Land rights are often touted as a means to empower the economically backward classes. The early completion of effective land reforms was key to the economic growth and development of many (now developed) countries. While the importance of land reforms was emphasised in newly independent India 75 years later, but one finds that land reforms have singularly failed. This is despite the significance land holds in the country’s political discourse with its centrality in peasant strife since colonial times. To understand whether redistributive land reforms hold any value in today’s context, marked as it is by increasing economic inequalities and disparities, this paper attempts to dissect the class dynamics that contributed to the failure of land reforms in India and analyses the changing rhetoric over redistributive land reforms since independence.

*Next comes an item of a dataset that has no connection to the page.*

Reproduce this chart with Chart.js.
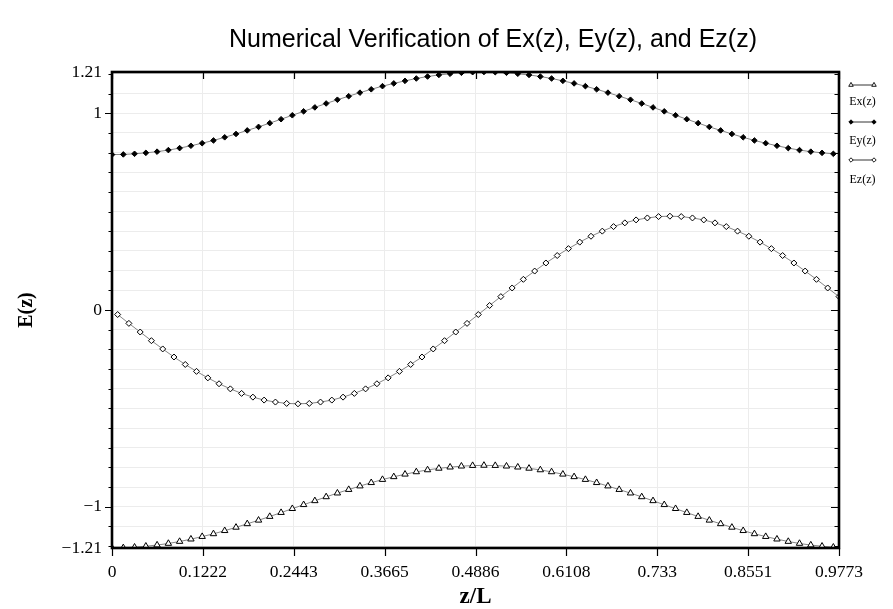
<!DOCTYPE html>
<html><head><meta charset="utf-8">
<script src="https://cdn.jsdelivr.net/npm/chart.js@4.4.1/dist/chart.umd.min.js"></script>
<style>html,body{margin:0;padding:0;background:#fff;}</style>
</head><body>
<canvas id="c" width="893" height="609"></canvas>
<script>
// ---- data ----
const zNodes = [0,0.0152,0.0303,0.0455,0.0606,0.0758,0.0909,0.1061,0.1212,0.1364,
0.1515,0.1667,0.1818,0.1970,0.2121,0.2273,0.2424,0.2576,0.2727,0.2879,
0.3030,0.3182,0.3333,0.3485,0.3636,0.3788,0.3939,0.4091,0.4242,0.4394,
0.4545,0.4697,0.4848,0.5000,0.5152,0.5303,0.5455,0.5606,0.5758,0.5909,
0.6061,0.6212,0.6364,0.6515,0.6667,0.6818,0.6970,0.7121,0.7273,0.7424,
0.7576,0.7727,0.7879,0.8030,0.8182,0.8333,0.8485,0.8636,0.8788,0.8939,
0.9091,0.9242,0.9394,0.9545,0.9697];
const zStagger = [0.0076,0.0227,0.0379,0.0530,0.0682,0.0833,0.0985,0.1136,0.1288,0.1439,
0.1591,0.1742,0.1894,0.2045,0.2197,0.2348,0.2500,0.2652,0.2803,0.2955,
0.3106,0.3258,0.3409,0.3561,0.3712,0.3864,0.4015,0.4167,0.4318,0.4470,
0.4621,0.4773,0.4924,0.5076,0.5227,0.5379,0.5530,0.5682,0.5833,0.5985,
0.6136,0.6288,0.6439,0.6591,0.6742,0.6894,0.7045,0.7197,0.7348,0.7500,
0.7652,0.7803,0.7955,0.8106,0.8258,0.8409,0.8561,0.8712,0.8864,0.9015,
0.9167,0.9318,0.9470,0.9621,0.9773];
const exValues = [-1.210,-1.209,-1.206,-1.201,-1.195,-1.187,-1.177,-1.165,-1.152,-1.138,
-1.122,-1.105,-1.087,-1.069,-1.050,-1.030,-1.010,-0.990,-0.970,-0.950,
-0.931,-0.913,-0.895,-0.878,-0.862,-0.848,-0.835,-0.823,-0.813,-0.805,
-0.799,-0.794,-0.791,-0.790,-0.791,-0.794,-0.799,-0.805,-0.813,-0.823,
-0.835,-0.848,-0.862,-0.878,-0.895,-0.913,-0.931,-0.950,-0.970,-0.990,
-1.010,-1.030,-1.050,-1.069,-1.087,-1.105,-1.122,-1.138,-1.152,-1.165,
-1.177,-1.187,-1.195,-1.201,-1.206];
const eyValues = [0.790,0.791,0.794,0.799,0.805,0.813,0.823,0.835,0.848,0.862,
0.878,0.895,0.913,0.931,0.950,0.970,0.990,1.010,1.030,1.050,
1.069,1.087,1.105,1.122,1.138,1.152,1.165,1.177,1.187,1.195,
1.201,1.206,1.209,1.210,1.209,1.206,1.201,1.195,1.187,1.177,
1.165,1.152,1.138,1.122,1.105,1.087,1.069,1.050,1.030,1.010,
0.990,0.970,0.950,0.931,0.913,0.895,0.878,0.862,0.848,0.835,
0.823,0.813,0.805,0.799,0.794];
const ezValues = [-0.023,-0.068,-0.112,-0.156,-0.198,-0.239,-0.277,-0.312,-0.345,-0.375,
-0.401,-0.424,-0.443,-0.458,-0.468,-0.475,-0.477,-0.475,-0.468,-0.458,
-0.443,-0.424,-0.401,-0.375,-0.345,-0.312,-0.277,-0.239,-0.198,-0.156,
-0.112,-0.068,-0.023,0.023,0.068,0.112,0.156,0.198,0.239,0.277,
0.312,0.345,0.375,0.401,0.424,0.443,0.458,0.468,0.475,0.477,
0.475,0.468,0.458,0.443,0.424,0.401,0.375,0.345,0.312,0.277,
0.239,0.198,0.156,0.112,0.068];
const seriesNames = ['Ex(z)','Ey(z)','Ez(z)'];
const chartTitle = 'Numerical Verification of Ex(z), Ey(z), and Ez(z)';
const xTickValues = [0,0.12216,0.24433,0.36649,0.48865,0.61081,0.73298,0.85514,0.9773];
const xTickLabels = ['0','0.1222','0.2443','0.3665','0.4886','0.6108','0.733','0.8551','0.9773'];
const yTickValues = [-1.21,-1.2,-1.1,-1,-0.9,-0.8,-0.7,-0.6,-0.5,-0.4,-0.3,-0.2,-0.1,0,0.1,0.2,0.3,0.4,0.5,0.6,0.7,0.8,0.9,1,1.1,1.2,1.21];
const yLabelValues = [-1.21,-1,0,1,1.21];
const yLabelTexts = ['\u22121.21','\u22121','0','1','1.21'];
const yMajorValues = [-1,0,1];

// ---- drawing ----
const SERIF = '"Liberation Serif","Times New Roman",Times,serif';
const SANS = '"Liberation Sans",Arial,Helvetica,sans-serif';
const LINE_COLOR = '#858585';

function drawMarker(ctx, style, x, y, r, fill) {
  ctx.beginPath();
  if (style === 'triangle') {
    ctx.moveTo(x, y - r);
    ctx.lineTo(x + r * 0.866, y + r * 0.5);
    ctx.lineTo(x - r * 0.866, y + r * 0.5);
    ctx.closePath();
  } else {
    ctx.moveTo(x, y - r); ctx.lineTo(x + r, y); ctx.lineTo(x, y + r); ctx.lineTo(x - r, y); ctx.closePath();
  }
  ctx.fillStyle = fill; ctx.fill();
  ctx.strokeStyle = '#000'; ctx.lineWidth = 0.9; ctx.stroke();
}

const framePlugin = {
  id: 'framePlugin',
  afterDatasetsDraw(chart) {
    const {ctx, chartArea: a, scales: {x, y}} = chart;
    ctx.save();
    ctx.strokeStyle = '#000';
    ctx.lineWidth = 1.2;
    ctx.beginPath();
    yTickValues.forEach(v => {
      if (Math.abs(v) > 1.205) return;
      const py = Math.round(y.getPixelForValue(v)) + 0.5;
      const major = yMajorValues.includes(v);
      ctx.moveTo(a.left, py); ctx.lineTo(a.left - (major ? 7 : 3.5), py);
      ctx.moveTo(a.right, py); ctx.lineTo(a.right - (major ? 8 : 4.5), py);
    });
    xTickValues.forEach(v => {
      const px = Math.round(x.getPixelForValue(v)) + 0.5;
      ctx.moveTo(px, a.bottom); ctx.lineTo(px, a.bottom + 8);
      ctx.moveTo(px, a.top); ctx.lineTo(px, a.top + 7);
    });
    ctx.stroke();
    ctx.lineWidth = 2.6;
    ctx.strokeRect(a.left, a.top, a.right - a.left, a.bottom - a.top);
    ctx.restore();
  },
  afterDraw(chart) {
    const ctx = chart.ctx;
    ctx.save();
    // title
    ctx.fillStyle = '#000';
    ctx.font = '25px ' + SANS;
    ctx.textAlign = 'center'; ctx.textBaseline = 'middle';
    ctx.fillText(chartTitle, 493, 40);
    // legend
    const lineYs = [85, 122, 160];
    const textYs = [102, 141, 180];
    chart.data.datasets.forEach((ds, i) => {
      const ly = lineYs[i];
      ctx.strokeStyle = '#000'; ctx.lineWidth = 0.8;
      ctx.beginPath(); ctx.moveTo(851, ly); ctx.lineTo(874, ly); ctx.stroke();
      const r = ds.pointStyle === 'triangle' ? 2.6 : 2.2;
      drawMarker(ctx, ds.pointStyle, 851, ly, r, ds.pointBackgroundColor);
      drawMarker(ctx, ds.pointStyle, 874, ly, r, ds.pointBackgroundColor);
      ctx.fillStyle = '#000';
      ctx.font = '12px ' + SERIF;
      ctx.textAlign = 'center'; ctx.textBaseline = 'middle';
      ctx.fillText(ds.label, 862.5, textYs[i]);
    });
    ctx.restore();
  }
};

function pts(xs, ys) { return xs.map((v, i) => ({x: v, y: ys[i]})); }

new Chart(document.getElementById('c'), {
  type: 'line',
  data: {
    datasets: [
      {label: seriesNames[0], data: pts(zNodes, exValues), borderColor: LINE_COLOR, borderWidth: 1,
       pointStyle: 'triangle', pointRadius: 3.7, pointBackgroundColor: '#fff', pointBorderColor: '#000', pointBorderWidth: 1},
      {label: seriesNames[1], data: pts(zNodes, eyValues), borderColor: LINE_COLOR, borderWidth: 1,
       pointStyle: 'rectRot', pointRadius: 2.8, pointBackgroundColor: '#000', pointBorderColor: '#000', pointBorderWidth: 1},
      {label: seriesNames[2], data: pts(zStagger, ezValues), borderColor: LINE_COLOR, borderWidth: 1,
       pointStyle: 'rectRot', pointRadius: 3, pointBackgroundColor: '#fff', pointBorderColor: '#000', pointBorderWidth: 1}
    ]
  },
  options: {
    responsive: false,
    devicePixelRatio: 1,
    animation: false,
    layout: {padding: {left: 0, right: 54, top: 72, bottom: 0}},
    plugins: {
      legend: {display: false},
      tooltip: {enabled: false},
      title: {display: false}
    },
    scales: {
      x: {
        type: 'linear', min: 0, max: 0.9773,
        afterBuildTicks: s => { s.ticks = xTickValues.map(v => ({value: v})); },
        afterFit: s => { s.height = 61; },
        ticks: {autoSkip: false, maxRotation: 0, padding: 13.5, color: '#000',
          font: {family: SERIF, size: 17.5},
          callback: (v, i) => xTickLabels[i]},
        grid: {color: '#ececec', lineWidth: 1, drawTicks: false},
        border: {display: false},
        title: {display: true, text: 'z/L', color: '#000',
          font: {family: SERIF, size: 23, weight: 'bold', lineHeight: 1},
          padding: {top: 0, bottom: 0}}
      },
      y: {
        type: 'linear', min: -1.21, max: 1.21,
        afterBuildTicks: s => { s.ticks = yTickValues.map(v => ({value: v})); },
        afterFit: s => { s.width = 112; },
        ticks: {autoSkip: false, padding: 10, color: '#000',
          font: {family: SERIF, size: 17.5},
          callback: v => { const i = yLabelValues.indexOf(v); return i < 0 ? '' : yLabelTexts[i]; }},
        grid: {color: c => (c.tick && Math.abs(c.tick.value) > 1.205) ? 'rgba(0,0,0,0)' : '#ececec',
          lineWidth: 1, drawTicks: false},
        border: {display: false},
        title: {display: true, text: 'E(z)', color: '#000',
          font: {family: SERIF, size: 20, weight: 'bold', lineHeight: 1.2},
          padding: {top: 15, bottom: 0}}
      }
    }
  },
  plugins: [framePlugin]
});
</script>
</body></html>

The fact remains that there is inequality in 21st century India post the structural reforms in spite, or even because, of increasing economic growth. While inequality is starker with regard to
livelihoods, gender, health, and environment, this trend is not unique to India. 

Keywords: Land reforms, Land redistribution, Property, Agrarian class relations, Farming

INTRODUCTION

Domestic governments across the world, especially in the mid-twentieth century, undertook significant reforms to decrease inequalities in land ownership. However, India’s case could not be any farther from satisfactory. The post-independence state failed to bring reforms, despite popular support and demand from the masses for structural reforms in agrarian land relations. Its Five Year Plans and numerous reports continually emphasise the need for redistributive land reforms. Land reforms mostly took on the form of the redistribution of privately owned land that exceeded a certain limit. This excess land was called “ceiling surplus land”, and this limit varied from state to state as land is a state subject. Though redistribution of ceiling surplus land has failed, it is worthwhile looking into the reasons, both at the national and grassroots level, to understand the reality of land redistribution since the problem at hand is far more complex than just the poor implementation of the reforms.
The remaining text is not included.